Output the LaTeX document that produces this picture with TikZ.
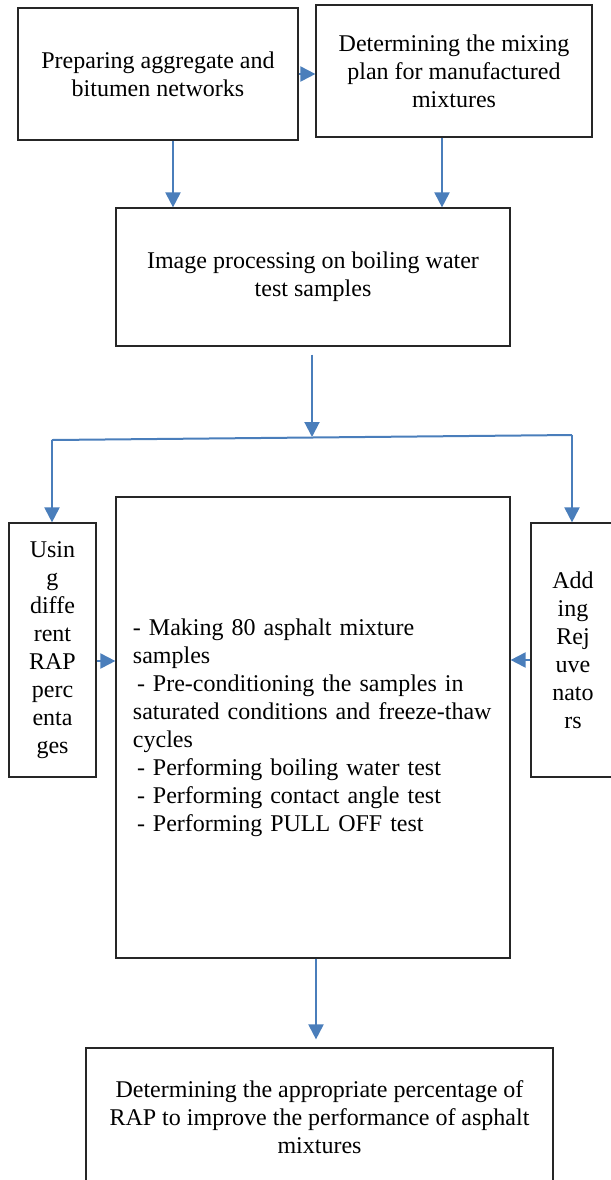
\documentclass[tikz,border=0pt]{standalone}
\usepackage{fontspec}
\setmainfont{Liberation Serif}
\usetikzlibrary{calc,arrows.meta}

\definecolor{flowblue}{RGB}{74,126,187}

\begin{document}
\begin{tikzpicture}[x=0.5pt,y=-0.5pt,
    box/.style={draw=black!85,line width=0.6pt,rectangle,align=center,inner sep=0pt,
        font=\fontsize{12}{14}\selectfont},
    link/.style={draw=flowblue,line width=1pt},
    arr/.style={link,-{Triangle[width=7.5pt,length=7.5pt]}}]
    \useasboundingbox (0,0) rectangle (611,1180);

    \node[box,minimum width=140pt,minimum height=66pt] (prep) at (158,74)
        {Preparing aggregate and\\bitumen networks};
    \node[box,minimum width=138pt,minimum height=66pt] (plan) at (454,71)
        {Determining the mixing\\plan for manufactured\\mixtures};
    \node[box,minimum width=197pt,minimum height=69pt] (image) at (313,277)
        {Image processing on boiling water\\test samples};
    \node[box,minimum width=43.5pt,minimum height=127pt] (rap) at (52.5,650)
        {Usin\\g\\diffe\\rent\\RAP\\perc\\enta\\ges};
    \node[box,minimum width=197pt,minimum height=230.5pt,text width=180pt,align=left] (tests) at (313,727.5)
        {- Making 80 asphalt mixture\\
         samples\\
         \hspace*{2pt}- Pre-conditioning the samples in\\
         saturated conditions and freeze-thaw\\
         cycles\\
         \hspace*{2pt}- Performing boiling water test\\
         \hspace*{2pt}- Performing contact angle test\\
         \hspace*{2pt}- Performing PULL OFF test};
    \node[box,minimum width=42pt,minimum height=127pt] (rejuv) at (573,650)
        {Add\\ing\\Rej\\uve\\nato\\rs};
    \node[box,minimum width=233.5pt,minimum height=69pt] (result) at (319.5,1117)
        {Determining the appropriate percentage of\\RAP to improve the performance of asphalt\\mixtures};

    \coordinate (split) at (312,437);
    \coordinate (lsplit) at (52,440);
    \coordinate (rsplit) at (572,435);

    \draw[arr] (prep.east) -- (prep.east -| plan.west);
    \draw[arr] ([xshift=7.5pt]prep.south) -- ([xshift=7.5pt]prep.south |- image.north);
    \draw[arr] ([xshift=-6pt]plan.south) -- ([xshift=-6pt]plan.south |- image.north);
    \draw[arr,shorten <=4pt] (image.south -| split) -- (split);
    \draw[link] (lsplit) -- (rsplit);
    \draw[arr] (lsplit) -- (lsplit |- rap.north);
    \draw[arr] (rsplit) -- (rsplit |- rejuv.north);
    \draw[arr] ([yshift=-5.5pt]rap.east) -- ([yshift=-5.5pt]rap.east -| tests.west);
    \draw[arr] ([yshift=-5pt]rejuv.west) -- ([yshift=-5pt]rejuv.west -| tests.east);
    \draw[arr,shorten >=4pt] ([xshift=1.5pt]tests.south) -- ([xshift=1.5pt]tests.south |- result.north);
\end{tikzpicture}
\end{document}
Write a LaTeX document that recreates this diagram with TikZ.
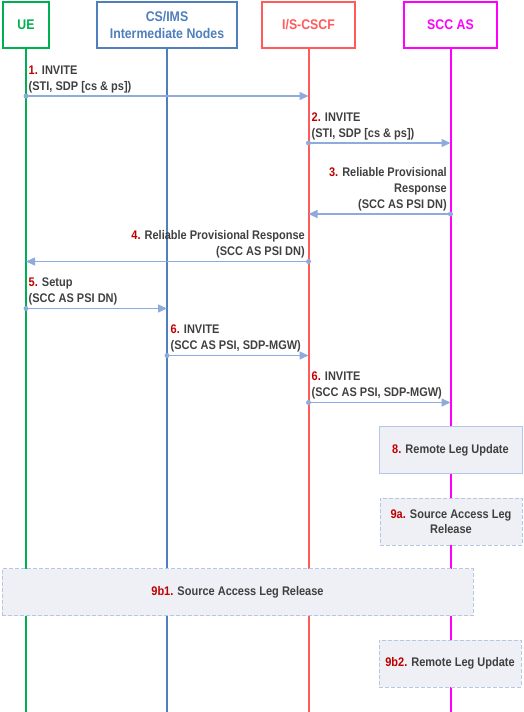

++++++++

**THE REQUEST**: All of the data above should be quoted exactly, except for the pictures.

**EXPECTED ANSWER**:
Output the LaTeX document that produces this picture with TikZ.
\documentclass[tikz,border=0pt]{standalone}
\usepackage{fontspec}
\setmainfont{Liberation Serif}
\usetikzlibrary{calc,arrows.meta}

\definecolor{flowblue}{RGB}{74,126,187}

\begin{document}
\begin{tikzpicture}[x=0.5pt,y=-0.5pt,
    box/.style={draw=black!85,line width=0.6pt,rectangle,align=center,inner sep=0pt,
        font=\fontsize{12}{14}\selectfont},
    link/.style={draw=flowblue,line width=1pt},
    arr/.style={link,-{Triangle[width=7.5pt,length=7.5pt]}}]
    \useasboundingbox (0,0) rectangle (611,1180);

    \node[box,minimum width=140pt,minimum height=66pt] (prep) at (158,74)
        {Preparing aggregate and\\bitumen networks};
    \node[box,minimum width=138pt,minimum height=66pt] (plan) at (454,71)
        {Determining the mixing\\plan for manufactured\\mixtures};
    \node[box,minimum width=197pt,minimum height=69pt] (image) at (313,277)
        {Image processing on boiling water\\test samples};
    \node[box,minimum width=43.5pt,minimum height=127pt] (rap) at (52.5,650)
        {Usin\\g\\diffe\\rent\\RAP\\perc\\enta\\ges};
    \node[box,minimum width=197pt,minimum height=230.5pt,text width=180pt,align=left] (tests) at (313,727.5)
        {- Making 80 asphalt mixture\\
         samples\\
         \hspace*{2pt}- Pre-conditioning the samples in\\
         saturated conditions and freeze-thaw\\
         cycles\\
         \hspace*{2pt}- Performing boiling water test\\
         \hspace*{2pt}- Performing contact angle test\\
         \hspace*{2pt}- Performing PULL OFF test};
    \node[box,minimum width=42pt,minimum height=127pt] (rejuv) at (573,650)
        {Add\\ing\\Rej\\uve\\nato\\rs};
    \node[box,minimum width=233.5pt,minimum height=69pt] (result) at (319.5,1117)
        {Determining the appropriate percentage of\\RAP to improve the performance of asphalt\\mixtures};

    \coordinate (split) at (312,437);
    \coordinate (lsplit) at (52,440);
    \coordinate (rsplit) at (572,435);

    \draw[arr] (prep.east) -- (prep.east -| plan.west);
    \draw[arr] ([xshift=7.5pt]prep.south) -- ([xshift=7.5pt]prep.south |- image.north);
    \draw[arr] ([xshift=-6pt]plan.south) -- ([xshift=-6pt]plan.south |- image.north);
    \draw[arr,shorten <=4pt] (image.south -| split) -- (split);
    \draw[link] (lsplit) -- (rsplit);
    \draw[arr] (lsplit) -- (lsplit |- rap.north);
    \draw[arr] (rsplit) -- (rsplit |- rejuv.north);
    \draw[arr] ([yshift=-5.5pt]rap.east) -- ([yshift=-5.5pt]rap.east -| tests.west);
    \draw[arr] ([yshift=-5pt]rejuv.west) -- ([yshift=-5pt]rejuv.west -| tests.east);
    \draw[arr,shorten >=4pt] ([xshift=1.5pt]tests.south) -- ([xshift=1.5pt]tests.south |- result.north);
\end{tikzpicture}
\end{document}
Write a LaTeX document that recreates this diagram with TikZ.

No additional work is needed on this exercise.